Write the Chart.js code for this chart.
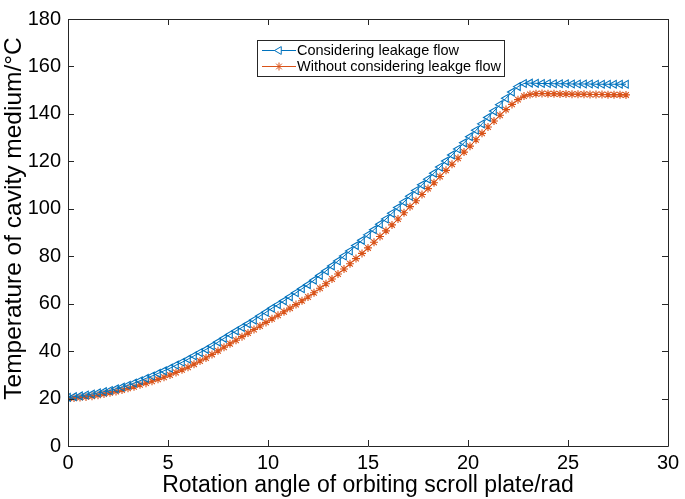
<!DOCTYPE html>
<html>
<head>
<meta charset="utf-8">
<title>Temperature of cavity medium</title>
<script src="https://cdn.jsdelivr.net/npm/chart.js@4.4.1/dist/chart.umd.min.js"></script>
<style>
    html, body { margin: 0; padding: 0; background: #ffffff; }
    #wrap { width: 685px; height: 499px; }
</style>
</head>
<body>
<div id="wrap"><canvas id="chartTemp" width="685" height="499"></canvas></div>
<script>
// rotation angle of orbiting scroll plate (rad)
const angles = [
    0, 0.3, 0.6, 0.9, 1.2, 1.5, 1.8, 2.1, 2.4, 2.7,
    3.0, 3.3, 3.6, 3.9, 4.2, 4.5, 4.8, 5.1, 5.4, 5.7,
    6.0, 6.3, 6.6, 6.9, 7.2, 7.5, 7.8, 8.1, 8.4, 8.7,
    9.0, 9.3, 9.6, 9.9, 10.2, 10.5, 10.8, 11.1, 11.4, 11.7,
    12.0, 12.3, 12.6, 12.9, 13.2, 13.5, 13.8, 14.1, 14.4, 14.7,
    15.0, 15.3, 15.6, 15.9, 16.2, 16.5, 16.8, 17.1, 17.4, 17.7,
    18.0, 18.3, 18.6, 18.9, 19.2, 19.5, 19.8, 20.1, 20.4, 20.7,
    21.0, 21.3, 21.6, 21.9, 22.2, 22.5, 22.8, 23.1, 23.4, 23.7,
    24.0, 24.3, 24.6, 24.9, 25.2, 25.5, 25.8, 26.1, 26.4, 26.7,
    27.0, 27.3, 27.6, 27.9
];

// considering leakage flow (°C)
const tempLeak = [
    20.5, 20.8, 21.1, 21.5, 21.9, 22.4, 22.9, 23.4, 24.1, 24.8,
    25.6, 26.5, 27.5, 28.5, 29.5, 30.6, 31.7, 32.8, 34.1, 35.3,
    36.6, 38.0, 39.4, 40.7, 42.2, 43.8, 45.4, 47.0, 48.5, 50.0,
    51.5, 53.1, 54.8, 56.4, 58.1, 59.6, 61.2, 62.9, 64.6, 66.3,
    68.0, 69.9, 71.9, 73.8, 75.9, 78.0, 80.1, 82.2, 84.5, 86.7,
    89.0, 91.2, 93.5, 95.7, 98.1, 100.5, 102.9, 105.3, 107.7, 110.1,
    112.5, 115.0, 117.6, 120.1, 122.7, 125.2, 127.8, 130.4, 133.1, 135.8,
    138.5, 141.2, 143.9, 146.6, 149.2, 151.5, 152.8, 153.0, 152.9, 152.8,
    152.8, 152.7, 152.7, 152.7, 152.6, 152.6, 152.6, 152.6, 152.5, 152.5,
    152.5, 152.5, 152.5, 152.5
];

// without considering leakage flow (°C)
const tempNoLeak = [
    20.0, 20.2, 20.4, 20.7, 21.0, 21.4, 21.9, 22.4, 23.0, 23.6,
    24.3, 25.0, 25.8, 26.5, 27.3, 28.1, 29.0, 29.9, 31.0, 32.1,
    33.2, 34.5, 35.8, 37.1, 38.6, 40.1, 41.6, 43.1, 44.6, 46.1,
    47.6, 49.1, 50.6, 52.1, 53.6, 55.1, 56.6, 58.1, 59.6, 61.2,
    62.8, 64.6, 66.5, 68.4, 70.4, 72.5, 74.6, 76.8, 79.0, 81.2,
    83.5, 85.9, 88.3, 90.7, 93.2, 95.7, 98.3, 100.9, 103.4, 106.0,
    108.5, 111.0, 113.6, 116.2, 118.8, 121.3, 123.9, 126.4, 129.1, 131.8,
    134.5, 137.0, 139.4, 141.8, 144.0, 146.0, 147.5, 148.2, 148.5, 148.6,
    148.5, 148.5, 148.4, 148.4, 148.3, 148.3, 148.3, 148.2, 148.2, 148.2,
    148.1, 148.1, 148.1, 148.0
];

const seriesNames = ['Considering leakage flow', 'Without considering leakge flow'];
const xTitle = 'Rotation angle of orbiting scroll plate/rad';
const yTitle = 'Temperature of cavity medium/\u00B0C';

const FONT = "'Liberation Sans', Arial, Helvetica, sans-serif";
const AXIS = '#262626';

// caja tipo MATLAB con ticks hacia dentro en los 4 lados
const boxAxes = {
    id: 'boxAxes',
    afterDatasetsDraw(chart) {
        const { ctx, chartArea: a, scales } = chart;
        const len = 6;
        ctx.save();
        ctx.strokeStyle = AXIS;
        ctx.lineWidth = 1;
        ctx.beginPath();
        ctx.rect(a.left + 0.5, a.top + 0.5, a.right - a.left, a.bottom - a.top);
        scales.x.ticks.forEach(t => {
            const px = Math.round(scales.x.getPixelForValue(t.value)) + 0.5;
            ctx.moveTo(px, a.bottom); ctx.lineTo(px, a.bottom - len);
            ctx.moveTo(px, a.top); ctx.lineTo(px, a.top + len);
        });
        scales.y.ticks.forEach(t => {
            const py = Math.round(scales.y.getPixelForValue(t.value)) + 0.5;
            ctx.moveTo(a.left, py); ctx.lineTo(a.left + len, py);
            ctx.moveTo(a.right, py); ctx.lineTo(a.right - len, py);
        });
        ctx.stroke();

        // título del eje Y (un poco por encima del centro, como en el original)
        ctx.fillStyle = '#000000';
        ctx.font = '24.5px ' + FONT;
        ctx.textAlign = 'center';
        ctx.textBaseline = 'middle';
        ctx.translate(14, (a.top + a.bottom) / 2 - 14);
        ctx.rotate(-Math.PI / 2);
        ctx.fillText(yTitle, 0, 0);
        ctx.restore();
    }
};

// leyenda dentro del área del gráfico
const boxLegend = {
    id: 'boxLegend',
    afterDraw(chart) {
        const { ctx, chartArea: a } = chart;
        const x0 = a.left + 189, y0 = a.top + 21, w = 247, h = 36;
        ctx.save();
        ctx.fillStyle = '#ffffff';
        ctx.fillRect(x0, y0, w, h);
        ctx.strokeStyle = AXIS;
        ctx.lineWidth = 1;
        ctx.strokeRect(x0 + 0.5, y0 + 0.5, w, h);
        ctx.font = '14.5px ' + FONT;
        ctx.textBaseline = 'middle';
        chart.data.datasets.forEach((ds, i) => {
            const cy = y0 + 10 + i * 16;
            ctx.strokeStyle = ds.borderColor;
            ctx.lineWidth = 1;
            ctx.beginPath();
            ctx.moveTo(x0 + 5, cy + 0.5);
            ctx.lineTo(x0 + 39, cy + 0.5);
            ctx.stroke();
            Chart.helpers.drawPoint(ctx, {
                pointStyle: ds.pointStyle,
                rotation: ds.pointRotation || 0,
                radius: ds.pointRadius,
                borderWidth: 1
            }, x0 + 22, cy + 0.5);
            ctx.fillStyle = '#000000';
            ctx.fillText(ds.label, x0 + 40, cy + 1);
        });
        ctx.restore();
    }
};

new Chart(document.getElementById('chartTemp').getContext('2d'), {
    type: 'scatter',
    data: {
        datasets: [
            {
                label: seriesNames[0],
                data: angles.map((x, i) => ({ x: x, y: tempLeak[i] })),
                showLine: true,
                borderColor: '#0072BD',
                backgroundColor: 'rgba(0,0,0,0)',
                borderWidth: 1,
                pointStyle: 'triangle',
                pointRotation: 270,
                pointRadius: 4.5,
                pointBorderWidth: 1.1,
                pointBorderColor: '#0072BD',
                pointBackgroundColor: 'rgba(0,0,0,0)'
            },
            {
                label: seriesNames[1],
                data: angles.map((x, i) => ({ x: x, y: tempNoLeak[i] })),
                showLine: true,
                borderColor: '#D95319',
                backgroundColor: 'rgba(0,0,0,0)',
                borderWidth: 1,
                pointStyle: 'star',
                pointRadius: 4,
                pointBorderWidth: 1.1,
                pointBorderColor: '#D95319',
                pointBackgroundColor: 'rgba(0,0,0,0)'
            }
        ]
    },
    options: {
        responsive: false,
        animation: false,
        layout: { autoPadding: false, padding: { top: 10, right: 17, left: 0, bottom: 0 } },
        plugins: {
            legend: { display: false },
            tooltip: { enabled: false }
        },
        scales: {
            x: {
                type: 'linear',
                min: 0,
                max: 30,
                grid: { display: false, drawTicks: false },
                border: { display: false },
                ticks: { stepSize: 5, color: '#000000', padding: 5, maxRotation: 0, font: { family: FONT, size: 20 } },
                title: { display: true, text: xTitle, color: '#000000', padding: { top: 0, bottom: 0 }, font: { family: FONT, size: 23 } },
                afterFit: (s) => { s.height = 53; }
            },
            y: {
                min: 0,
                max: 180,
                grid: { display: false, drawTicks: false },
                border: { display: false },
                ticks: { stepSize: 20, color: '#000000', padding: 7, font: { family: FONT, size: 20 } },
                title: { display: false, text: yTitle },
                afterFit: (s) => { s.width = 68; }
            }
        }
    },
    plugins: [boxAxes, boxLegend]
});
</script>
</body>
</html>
* * *
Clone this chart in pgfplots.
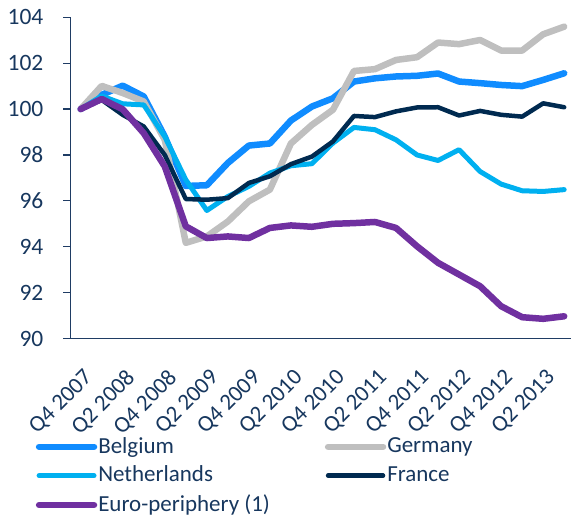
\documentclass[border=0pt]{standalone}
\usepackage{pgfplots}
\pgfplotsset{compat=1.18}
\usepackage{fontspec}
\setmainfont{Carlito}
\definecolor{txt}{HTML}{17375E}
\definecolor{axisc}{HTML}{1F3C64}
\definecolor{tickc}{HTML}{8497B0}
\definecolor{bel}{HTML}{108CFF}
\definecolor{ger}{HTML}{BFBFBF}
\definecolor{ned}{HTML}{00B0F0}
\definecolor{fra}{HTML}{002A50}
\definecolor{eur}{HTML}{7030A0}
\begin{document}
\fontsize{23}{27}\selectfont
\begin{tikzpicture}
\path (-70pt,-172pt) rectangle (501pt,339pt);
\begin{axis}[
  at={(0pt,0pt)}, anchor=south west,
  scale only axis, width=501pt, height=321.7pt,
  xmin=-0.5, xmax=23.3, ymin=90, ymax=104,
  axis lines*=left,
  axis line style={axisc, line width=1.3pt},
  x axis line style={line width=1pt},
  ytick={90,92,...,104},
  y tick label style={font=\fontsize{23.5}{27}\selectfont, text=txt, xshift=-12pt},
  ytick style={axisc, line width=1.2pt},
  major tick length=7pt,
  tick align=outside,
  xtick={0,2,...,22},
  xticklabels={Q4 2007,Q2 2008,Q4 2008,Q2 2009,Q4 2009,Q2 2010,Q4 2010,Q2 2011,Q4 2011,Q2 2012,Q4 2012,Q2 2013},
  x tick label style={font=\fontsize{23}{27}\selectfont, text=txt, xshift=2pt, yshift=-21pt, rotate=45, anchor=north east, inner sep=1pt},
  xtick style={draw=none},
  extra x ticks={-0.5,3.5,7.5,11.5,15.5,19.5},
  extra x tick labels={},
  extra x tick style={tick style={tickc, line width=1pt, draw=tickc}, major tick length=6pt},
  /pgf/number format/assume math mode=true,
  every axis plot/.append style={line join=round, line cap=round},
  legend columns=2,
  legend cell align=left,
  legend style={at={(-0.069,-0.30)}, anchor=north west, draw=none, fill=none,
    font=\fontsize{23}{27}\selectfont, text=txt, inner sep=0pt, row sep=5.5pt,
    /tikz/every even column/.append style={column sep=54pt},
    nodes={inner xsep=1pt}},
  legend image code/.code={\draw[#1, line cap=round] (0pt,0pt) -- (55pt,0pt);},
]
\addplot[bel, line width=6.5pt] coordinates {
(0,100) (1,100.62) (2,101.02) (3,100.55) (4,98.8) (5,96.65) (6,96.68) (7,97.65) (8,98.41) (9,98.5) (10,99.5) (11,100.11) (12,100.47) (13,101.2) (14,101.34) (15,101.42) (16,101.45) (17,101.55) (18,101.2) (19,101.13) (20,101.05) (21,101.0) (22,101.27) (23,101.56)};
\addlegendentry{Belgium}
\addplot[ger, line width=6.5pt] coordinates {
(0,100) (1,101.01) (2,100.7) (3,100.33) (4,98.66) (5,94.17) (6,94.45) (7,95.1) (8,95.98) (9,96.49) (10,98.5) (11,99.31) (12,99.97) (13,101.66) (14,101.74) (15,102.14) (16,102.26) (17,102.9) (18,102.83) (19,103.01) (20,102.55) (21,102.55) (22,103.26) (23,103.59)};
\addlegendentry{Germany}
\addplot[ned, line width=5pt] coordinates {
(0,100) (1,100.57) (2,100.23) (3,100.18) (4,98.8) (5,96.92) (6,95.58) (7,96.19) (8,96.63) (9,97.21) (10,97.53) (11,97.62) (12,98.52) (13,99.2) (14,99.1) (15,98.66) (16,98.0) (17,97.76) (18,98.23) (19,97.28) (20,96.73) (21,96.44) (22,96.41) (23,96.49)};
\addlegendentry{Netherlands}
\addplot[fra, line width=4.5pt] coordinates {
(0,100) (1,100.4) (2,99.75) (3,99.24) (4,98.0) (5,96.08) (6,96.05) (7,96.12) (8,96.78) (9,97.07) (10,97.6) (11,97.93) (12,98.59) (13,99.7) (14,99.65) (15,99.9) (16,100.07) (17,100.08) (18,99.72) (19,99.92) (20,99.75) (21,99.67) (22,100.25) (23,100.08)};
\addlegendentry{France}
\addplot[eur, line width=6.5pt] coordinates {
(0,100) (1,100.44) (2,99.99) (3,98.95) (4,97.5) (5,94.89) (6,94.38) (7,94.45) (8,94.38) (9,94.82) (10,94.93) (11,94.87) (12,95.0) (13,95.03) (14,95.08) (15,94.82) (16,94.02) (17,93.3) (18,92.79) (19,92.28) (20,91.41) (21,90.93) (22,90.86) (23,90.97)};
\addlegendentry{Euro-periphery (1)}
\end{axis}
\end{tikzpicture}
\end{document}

[Task instructions]:
Using the data above, say how many lines include "code". No other reply is needed.

[Task answer]:
2